Edward Zimmermann

👥 1 conference
🎤 1 talk
📅 Years active: 2022 to 2022

Biography

A transdisciplinary technologist with a broad education and diverse interests,Ed has worn many hats throughout his career including that of a national economist, market/social researcher, cybernetician, computer scientist and entrepreneur. Often these hats were interchangeable (and overlaid). In computer networking his experience reaches back to the early days of the ARPAnet when he found himself as a teen with a shared office in UCLA's Boelter Hall. Fast forward to the early 1990s and he founded of one of the first ISPs in Germany and was one of the earliest contributors to the WWW.

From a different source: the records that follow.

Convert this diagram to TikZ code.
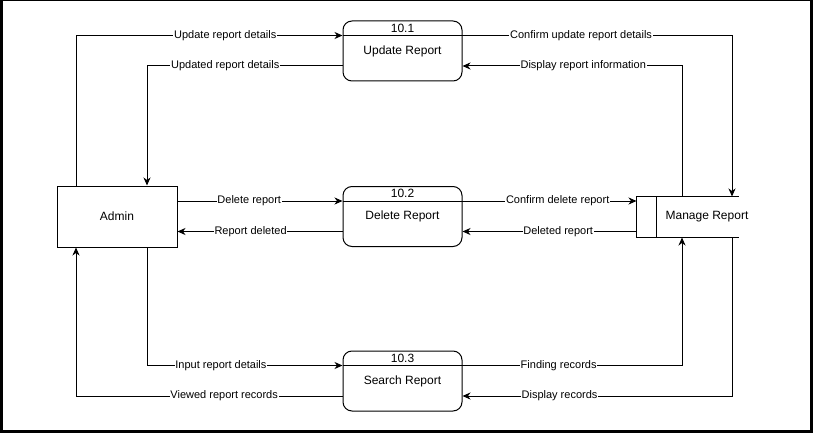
\documentclass[tikz,border=0pt]{standalone}
\usepackage{fontspec}
\setmainfont{Liberation Sans}
\usetikzlibrary{arrows.meta,calc}
\begin{document}
\begin{tikzpicture}[x=1pt,y=-1pt,line width=1pt,
  proc/.style={draw,rounded corners=9pt,minimum width=119pt,minimum height=60pt,inner sep=0pt,font=\fontsize{12}{14}\selectfont},
  ent/.style={draw,minimum width=120pt,minimum height=61pt,inner sep=0pt,font=\fontsize{12}{14}\selectfont},
  num/.style={inner sep=0pt,font=\fontsize{12}{14}\selectfont},
  lab/.style={fill=white,inner sep=0.8pt,font=\fontsize{11}{13}\selectfont},
  flow/.style={-{Stealth[length=8pt,width=7pt,inset=2.5pt]}},
  plain/.style={}]
\useasboundingbox (0,0) rectangle (813,433);
\fill[black] (0,0) rectangle (813,433);
\fill[white] (3,1.5) rectangle (810,430);
% nodes
\node[ent] (admin) at (117,216.5) {Admin};
\node[proc] (upd) at (402.5,51) {Update Report};
\node[proc] (del) at (402.5,216.5) {Delete Report};
\node[proc] (srch) at (402.5,381) {Search Report};
\node[minimum width=101pt,minimum height=40pt,inner sep=0pt] (ms) at (687.5,217) {};
\node[num] (mstext) at (707,217) {Manage Report};
\draw (ms.north east) -- (ms.north west) -- (ms.south west) -- (ms.south east);
\draw ([xshift=20pt]ms.north west) -- ([xshift=20pt]ms.south west);
% divider coordinates
\coordinate (u1) at ($(upd.north west)+(0,15)$);
\coordinate (u1r) at ($(upd.north east)+(0,15)$);
\coordinate (d1) at ($(del.north west)+(0,15)$);
\coordinate (d1r) at ($(del.north east)+(0,15)$);
\coordinate (s1) at ($(srch.north west)+(0,15)$);
\coordinate (s1r) at ($(srch.north east)+(0,15)$);
\coordinate (d2) at ([yshift=-15pt]del.west);
\coordinate (d2r) at ([yshift=-15pt]del.east);
\draw (u1) -- (u1r);
\draw (d1) -- (d1r);
\draw (s1) -- (s1r);
\node[num] (n1) at ($(upd.north)+(0,7.5)$) {10.1};
\node[num] (n2) at ($(del.north)+(0,7.5)$) {10.2};
\node[num] (n3) at ($(srch.north)+(0,7.5)$) {10.3};
% connectors
\draw[flow] ([xshift=-41pt]admin.north) |- node[lab,pos=0.78]{Update report details} (u1);
\draw[flow] ([yshift=-15pt]upd.west) -| node[lab,pos=0.30]{Updated report details} ([xshift=30pt]admin.north);
\draw[flow] (u1r) -| node[lab,pos=0.22]{Confirm update report details} ([xshift=44.5pt]ms.north);
\draw[flow] ([xshift=-5.5pt]ms.north) |- node[lab,pos=0.725]{Display report information} ([yshift=-15pt]upd.east);
\draw[flow] (admin.east |- d1) -- node[lab,pos=0.435]{Delete report} (d1);
\draw[flow] (d2) -- node[lab,pos=0.557]{Report deleted} (admin.east |- d2);
\draw[flow] (d1r) -- node[lab,pos=0.547]{Confirm delete report} (ms.west |- d1r);
\draw[flow] (ms.west |- d2r) -- node[lab,pos=0.45]{Deleted report} (d2r);
\draw[flow] ([xshift=30pt]admin.south) |- node[lab,pos=0.689]{Input report details} (s1);
\draw[flow] ([yshift=-15pt]srch.west) -| node[lab,pos=0.222]{Viewed report records} ([xshift=-41pt]admin.south);
\draw[flow] (s1r) -| node[lab,pos=0.219]{Finding records} ([xshift=-5.5pt]ms.south);
\draw[flow] ([xshift=44.5pt]ms.south) |- node[lab,pos=0.82]{Display records} ([yshift=-15pt]srch.east);
\end{tikzpicture}
\end{document}
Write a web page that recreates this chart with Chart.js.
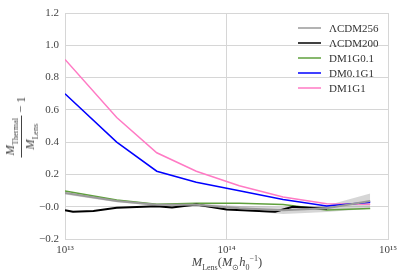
<!DOCTYPE html>
<html>
<head>
<meta charset="utf-8">
<script src="https://cdn.jsdelivr.net/npm/chart.js@4"></script>
<style>
  body { margin: 0; background: #fff; }
  #wrap { position: relative; width: 407px; height: 280px; }
  .lab { position: absolute; white-space: nowrap; font-family: "Liberation Serif", serif; color: #444; }
  #ylab { left: 21px; top: 127px; transform: translate(-50%, -50%) rotate(-90deg); display: flex; align-items: center; font-size: 12.5px; }
  .frac { display: inline-flex; flex-direction: column; align-items: center; font-style: italic; }
  .frac .num { border-bottom: 1px solid #444; padding: 0 2px 1px; }
  .frac .den { padding: 1px 2px 0; }
  sub, sup { font-style: normal; font-size: 8px; }
  #xlab { left: 227px; top: 263px; transform: translate(-50%, -50%); font-size: 12.5px; }
</style>
</head>
<body>
<div id="wrap">
  <canvas id="chart" width="407" height="280"></canvas>
  <div class="lab" id="ylab"><span class="frac"><span class="num">M<sub>Thermal</sub></span><span class="den">M<sub>Lens</sub></span></span><span>&nbsp;− 1</span></div>
  <div class="lab" id="xlab"><i>M</i><sub>Lens</sub>(<i>M</i><sub>⊙</sub><i>h</i><sub>0</sub><sup>−1</sup>)</div>
</div>
<script>
const masses = [1e13, 2.09e13, 3.7e13, 6.5e13, 1.2e14, 2.24e14, 4.17e14, 7.76e14];
const lcdm256 = [0.085, 0.035, 0.012, 0.012, -0.01, -0.022, -0.01, 0.035];
const lcdm256Low = [0.075, 0.027, 0.005, 0.002, -0.024, -0.045, -0.032, -0.012];
const lcdm256High = [0.093, 0.043, 0.019, 0.02, 0.004, -0.002, 0.008, 0.082];
const dm1g01 = [0.097, 0.042, 0.016, 0.022, 0.022, 0.013, -0.021, -0.011];
const dm01g1 = [0.70, 0.40, 0.22, 0.152, 0.099, 0.045, 0.004, 0.028];
const dm1g1 = [0.912, 0.553, 0.334, 0.22, 0.13, 0.06, 0.019, 0.016];

const massesBlack = [1e13, 1.12e13, 1.5e13, 2.09e13, 3.7e13, 4.6e13, 6.5e13, 1e14, 2.0e14, 2.57e14, 4.2e14];
const lcdm200 = [-0.022, -0.031, -0.027, -0.007, 0.003, -0.005, 0.013, -0.017, -0.031, 0.0, -0.012];

const xTicks = [1e13, 1e14, 1e15];
const xTickLabels = ["10¹³", "10¹⁴", "10¹⁵"];

function pts(xs, ys) {
  return xs.map((x, i) => ({ x: x, y: ys[i] }));
}

function lineSet(label, xs, ys, color, width) {
  return {
    label: label,
    data: pts(xs, ys),
    borderColor: color,
    backgroundColor: color,
    borderWidth: width,
    pointRadius: 0,
    fill: false,
    tension: 0,
    legend: true
  };
}

// legend drawn inside the plot, top right, no frame
const innerLegend = {
  id: "innerLegend",
  afterDatasetsDraw(chart) {
    const ctx = chart.ctx;
    const items = chart.data.datasets.filter(d => d.legend);
    ctx.save();
    ctx.font = "11px 'Liberation Serif', serif";
    ctx.textBaseline = "middle";
    ctx.textAlign = "left";
    items.forEach((d, i) => {
      const y = 28 + i * 15;
      ctx.strokeStyle = d.borderColor;
      ctx.lineWidth = 1.5;
      ctx.beginPath();
      ctx.moveTo(298, y);
      ctx.lineTo(321, y);
      ctx.stroke();
      ctx.fillStyle = "#333";
      ctx.fillText(d.label, 329, y + 1);
    });
    ctx.restore();
  }
};

new Chart(document.getElementById("chart"), {
  type: "line",
  data: {
    datasets: [
      lineSet("ΛCDM256", masses, lcdm256, "#9a9a9a", 2),
      lineSet("ΛCDM200", massesBlack, lcdm200, "#000000", 2),
      lineSet("DM1G0.1", masses, dm1g01, "#5fa03c", 1.5),
      lineSet("DM0.1G1", masses, dm01g1, "#0000ff", 1.5),
      lineSet("DM1G1", masses, dm1g1, "#ff7ac4", 1.5),
      {
        label: "upper",
        data: pts(masses, lcdm256High),
        borderWidth: 0,
        pointRadius: 0,
        fill: false
      },
      {
        label: "lower",
        data: pts(masses, lcdm256Low),
        borderWidth: 0,
        pointRadius: 0,
        backgroundColor: "rgba(130, 130, 130, 0.33)",
        fill: "-1"
      }
    ]
  },
  options: {
    responsive: false,
    animation: false,
    layout: { padding: { left: 0, right: 19, top: 13, bottom: 0 } },
    plugins: {
      legend: { display: false },
      tooltip: { enabled: false }
    },
    scales: {
      x: {
        type: "logarithmic",
        min: 1e13,
        max: 1e15,
        afterBuildTicks: s => { s.ticks = xTicks.map(v => ({ value: v })); },
        afterFit: s => { s.height = 41; },
        grid: { color: "#d6d6d6", lineWidth: 1, drawTicks: false },
        border: { color: "#d6d6d6" },
        ticks: {
          padding: 5,
          color: "#444",
          font: { family: "'Liberation Serif', serif", size: 11 },
          maxRotation: 0,
          callback: (v) => xTickLabels[xTicks.indexOf(v)]
        }
      },
      y: {
        min: -0.2,
        max: 1.2,
        afterFit: s => { s.width = 65; },
        grid: { color: "#d6d6d6", lineWidth: 1, drawTicks: false },
        border: { color: "#d6d6d6" },
        ticks: {
          stepSize: 0.2,
          padding: 6,
          color: "#444",
          font: { family: "'Liberation Serif', serif", size: 11 },
          callback: v => (v < 0 ? "−" : "") + Math.abs(v).toFixed(1)
        }
      }
    }
  },
  plugins: [innerLegend]
});
</script>
</body>
</html>
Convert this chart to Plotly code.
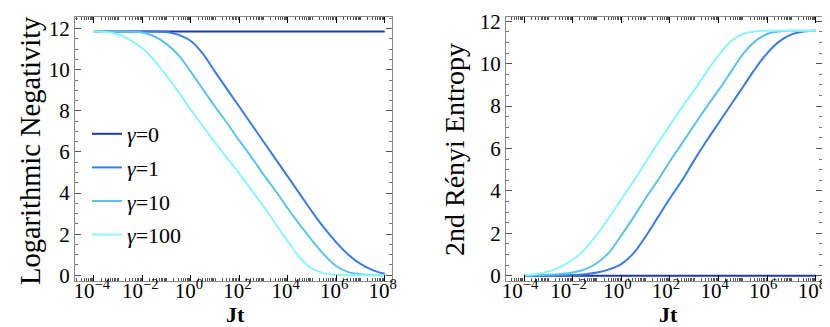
import plotly.graph_objects as go

# ---------------- data ----------------
gamma_labels = ["<i>γ</i>=0", "<i>γ</i>=1", "<i>γ</i>=10", "<i>γ</i>=100"]
colors = ["#1c3ba2", "#3b7ddb", "#5bc3e8", "#8ef4fb"]

# Jt sample points, half a decade apart (1e-4 ... 1e8)
jt = [1e-4, 3.16e-4, 1e-3, 3.16e-3, 1e-2, 3.16e-2, 1e-1, 3.16e-1, 1e0, 3.16e0,
      1e1, 3.16e1, 1e2, 3.16e2, 1e3, 3.16e3, 1e4, 3.16e4, 1e5, 3.16e5,
      1e6, 3.16e6, 1e7, 3.16e7, 1e8]

# Left panel: Logarithmic Negativity
ln_g0 = [11.87] * 25
ln_g1 = [11.87, 11.87, 11.87, 11.87, 11.87, 11.87, 11.84, 11.7, 11.4, 10.78,
         9.9, 9.05, 8.2, 7.35, 6.5, 5.65, 4.8, 3.95, 3.1, 2.3,
         1.6, 1.0, 0.55, 0.25, 0.07]
ln_g10 = [11.87, 11.87, 11.86, 11.85, 11.82, 11.62, 11.25, 10.7, 9.9, 9.05,
          8.2, 7.4, 6.55, 5.75, 4.9, 4.1, 3.25, 2.45, 1.7, 1.0,
          0.45, 0.15, 0.05, 0.01, 0.0]
ln_g100 = [11.87, 11.84, 11.72, 11.45, 11.05, 10.45, 9.7, 8.9, 8.05, 7.25,
           6.45, 5.7, 4.95, 4.15, 3.35, 2.5, 1.65, 0.85, 0.32, 0.09,
           0.02, 0.0, 0.0, 0.0, 0.0]

# Right panel: 2nd Renyi Entropy
re_g0 = [0.0] * 25
re_g1 = [0.0, 0.0, 0.01, 0.02, 0.03, 0.07, 0.15, 0.3, 0.55, 1.05,
         1.85, 2.75, 3.65, 4.5, 5.45, 6.35, 7.2, 8.05, 8.9, 9.75,
         10.5, 11.05, 11.38, 11.52, 11.55]
re_g10 = [0.01, 0.02, 0.04, 0.08, 0.15, 0.3, 0.6, 1.1, 1.9, 2.75,
          3.65, 4.5, 5.4, 6.25, 7.1, 7.95, 8.75, 9.6, 10.45, 11.05,
          11.4, 11.52, 11.55, 11.55, 11.55]
re_g100 = [0.02, 0.08, 0.2, 0.42, 0.75, 1.25, 1.95, 2.75, 3.6, 4.45,
           5.35, 6.25, 7.1, 7.95, 8.75, 9.6, 10.4, 11.05, 11.4, 11.52,
           11.55, 11.55, 11.55, 11.55, 11.55]

x_tickvals = [1e-4, 1e-2, 1e0, 1e2, 1e4, 1e6, 1e8]
x_ticktext = ["10<sup>−4</sup>", "10<sup>−2</sup>", "10<sup>0</sup>", "10<sup>2</sup>",
              "10<sup>4</sup>", "10<sup>6</sup>", "10<sup>8</sup>"]
y_tickvals = [0, 2, 4, 6, 8, 10, 12]

left_title = "Logarithmic Negativity"
right_title = "2nd Rényi Entropy"
x_title = "Jt"

# ---------------- figure ----------------
FONT = "Liberation Serif"
fig = go.Figure()

left_series = [ln_g0, ln_g1, ln_g10, ln_g100]
right_series = [re_g0, re_g1, re_g10, re_g100]

for i, ys in enumerate(left_series):
    fig.add_trace(go.Scatter(x=jt, y=ys, mode="lines", name=gamma_labels[i],
                             line=dict(color=colors[i], width=2, shape="spline", smoothing=1.0),
                             xaxis="x", yaxis="y", legendgroup=str(i), showlegend=True))
for i, ys in enumerate(right_series):
    fig.add_trace(go.Scatter(x=jt, y=ys, mode="lines", name=gamma_labels[i],
                             line=dict(color=colors[i], width=2, shape="spline", smoothing=1.0),
                             xaxis="x2", yaxis="y2", legendgroup=str(i), showlegend=False))

W, H = 830, 327
frame = "#8a8a8a"
tickfont = dict(family=FONT, size=21, color="black")

def xaxis(domain, anchor, rng, shift):
    return dict(domain=domain, anchor=anchor, type="log", range=rng,
                tickvals=x_tickvals, ticktext=x_ticktext, tickfont=tickfont,
                ticks="inside", ticklen=6, tickcolor="black", tickwidth=1,
                ticklabelstandoff=-9, ticklabelshift=shift,
                minor=dict(ticks="inside", ticklen=3, tickcolor="#555", dtick="D1", showgrid=False),
                showline=True, linecolor=frame, linewidth=1, mirror="allticks",
                showgrid=False, zeroline=False, automargin=False)

def yaxis(domain, anchor, rng):
    return dict(domain=domain, anchor=anchor, range=rng,
                tickvals=y_tickvals, tickfont=tickfont,
                ticks="inside", ticklen=6, tickcolor="#555", tickwidth=1,
                minor=dict(ticks="inside", ticklen=3, tickcolor="#777", dtick=0.5, showgrid=False),
                showline=True, linecolor=frame, linewidth=1, mirror="allticks",
                showgrid=False, zeroline=False, automargin=False)

ydom = [(H - 273) / H, (H - 9) / H]
fig.update_layout(
    width=W, height=H,
    margin=dict(l=0, r=0, t=0, b=0),
    font=dict(family=FONT, color="black"),
    paper_bgcolor="white", plot_bgcolor="rgba(0,0,0,0)",
    xaxis=xaxis([67 / W, 384 / W], "y", [-4.78, 8.3], -2),
    yaxis=yaxis(ydom, "x", [-0.28, 12.57]),
    xaxis2=xaxis([498 / W, 814 / W], "y2", [-4.74, 8.25], -4),
    yaxis2=yaxis(ydom, "x2", [-0.25, 12.2]),
    showlegend=True,
    legend=dict(x=79 / W, y=1 - 105 / H, xanchor="left", yanchor="top",
                bgcolor="rgba(0,0,0,0)", font=dict(family=FONT, size=22, color="black"),
                tracegroupgap=2, itemwidth=30),
    annotations=[
        dict(text=left_title, x=22 / W, y=1 - 143 / H, xref="paper", yref="paper",
             textangle=-90, showarrow=False, font=dict(family=FONT, size=28.5, color="black"),
             xanchor="center", yanchor="middle"),
        dict(text=right_title, x=446 / W, y=1 - 142 / H, xref="paper", yref="paper",
             textangle=-90, showarrow=False, font=dict(family=FONT, size=28, color="black"),
             xanchor="center", yanchor="middle"),
        dict(text="<b>" + x_title + "</b>", x=227 / W, y=0, xref="paper", yref="paper",
             showarrow=False, font=dict(family=FONT, size=22, color="black"),
             xanchor="center", yanchor="bottom", yshift=7, borderpad=0),
        dict(text="<b>" + x_title + "</b>", x=660 / W, y=0, xref="paper", yref="paper",
             showarrow=False, font=dict(family=FONT, size=22, color="black"),
             xanchor="center", yanchor="bottom", yshift=7, borderpad=0),
    ],
)

fig.write_html("out.html")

A dominant focus of Ed's R&D over the past 20+ years has been text retrieval, metadata, data mining, knowledge discovery, pattern recognition, NLP and machine learning. He has been a part of many publically funded projects, worked with German, EU and UN organizations and collaborated with a number of research institutes and national scientific agencies. His name is also associated with a large number of open source software packages.

— biography from FOSDEM 2022
https://archive.fosdem.org/2022/schedule/speaker/edward_zimmermann/

Conferences

1 known conferences

👥 FOSDEM 2022 📅 05 Feb 2022

🎤 A lightning intro to re-Isearch
06 Feb 2022 show details

Project re-isearch is a novel multimodal search and retrieval engine using mathematical models and algorithms different from the all-too-common inverted index. The design allows it to have, in practice, effectively no limits on the frequency of words, term length, number of fields or complexity of structured data and support even overlap--- where fields or structures cross other's boundaries (common examples are quotes, line/sentences, biblical verse, annotations). Its model enables a completely flexible unit of retrieval and modes of search. Developed using a highly portable C++ subset to be RAM efficient, the engine provides also bindings to a number of other languages such as Python, Tcl, Java etc.

“Re-isearch” is a project following in the spirit of the original isearch developed back in the 1990s. Reborn in 2020 in the middle of the global Covid19 pandemic as Project re-Isearch.

Like the original, it is not just about textual words but pushes the envelope. re-Isearch is multi-object, multi-modal and with an unharnessed unit of retrieval.

Mainstream search engines are about finding any information: "a list of all documents containing a specific word or phrase”. So search engines paradoxically return both too much information (i.e. long lists of links) and too little information (i.e. links to content, not content itself). The re-Isearch engine is, by contrast, about exploiting document structure, both implicit (XML and other markup) and explicit (visual groupings such as paragraph), to zero in on relevant sections of documents, not just links to documents. This concept of search granularity is a radical departure from other designs. With typical text indexers one has the concept of document or record and that is the unit of index and the unit of retrieval. Instead we can have a dynamic search time unit of retrieval: user specified or heuristically determined. The structure of of documents can be exploited to identify which document elements (such as the appropriate chapter or page) to retrieve. Retrieval granularity may be on the level of sub-structures of a given document or page such as line, paragraph but may also be as part of a larger collection.

Like the original, it is not just about textual words but the design contains a large number of objects: numerical, range, geospatial etc. It is unique among full-text systems in that it also provides numerous object types with their own methods of search and allows these to be viewed parallel as text--- a date field (of which it will be one of the first to support some key parts of the new ISO-8601:2019 standard date semantics), for instance, can be searched as a date but also a text, searching for the words in the field.